Galvanising: Zinc can be applied over steel either by the hot dip method or by electro-galvanising to coat the steel and protect it from the corrosive elements. Hot dip galvanising provides a much thicker and longer lasting protective layer than does the electro-galvanising method.
Stainless steel: Stainless Steel is an alloy of chromium and behaves quite differently to galvanising. Above 13% the chromium will be sufficient to oxidise on the surface to form an impenetrable barrier preventing oxygen reaching the steel.
Stainless steel can corrode if there is insufficient oxygen to allow the chromium to form a surface barrier and chlorides (such as salt water) are present. This is called crevice corrosion.
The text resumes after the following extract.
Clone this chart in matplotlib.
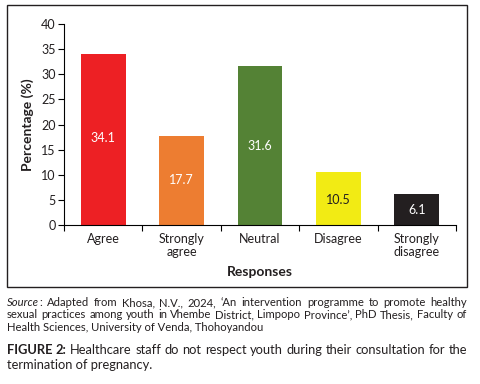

2. Sacrificial (Cathodic) Protection: This is where one metal will protect another by corroding first. The technical term for this is cathodic protection. On the following chart, any metal toward the left that is in contact with another metal to its right, will “sacrifice” itself in order to protect the metal to its right. Zinc is to the left of steel so protects the steel.
Corrosion occurs fastest where a catalyst is present. A catalyst can be a mixture of moisture, steam, volcanic activity, acids, or salt.
Acids: Depending on the species, wood contains natural acids. The acidity of Pinus Radiata is less severe in this respect than many, but some species have levels high enough to cause concern if moisture is present as high moisture levels can activate the acid.
Volcanic Activity: In geothermal areas the requirement is often for stainless steel fasteners to provide durability against the sulphur. This is also why CCA timber in a volcanic area turns black – the copper in the treatment reacts with the sulphur. Steel fasteners will also suffer if not protected.
Salt: Salt is a particularly active catalyst and is carried by spray near coastal New Zealand. This is why stainless steel fasteners are a requirement in these areas.
Preservation Chemicals: Boron does not pose a risk for fasteners when in a dry internal frame with MC< 20%. Bright steel nails have successfully been used for decades in this environment. CCA H3.2 timber is similar in that bright steel nails will not corrode provided a low moisture content is maintained. However, it must be assumed that the higher level of treatment (CCA H3.2 or higher) has been chosen with anticipation of becoming a wet area or being exposed to external moisture. Treatments H4 or higher contain much higher levels of copper which will encourage mild steel to corrode faster.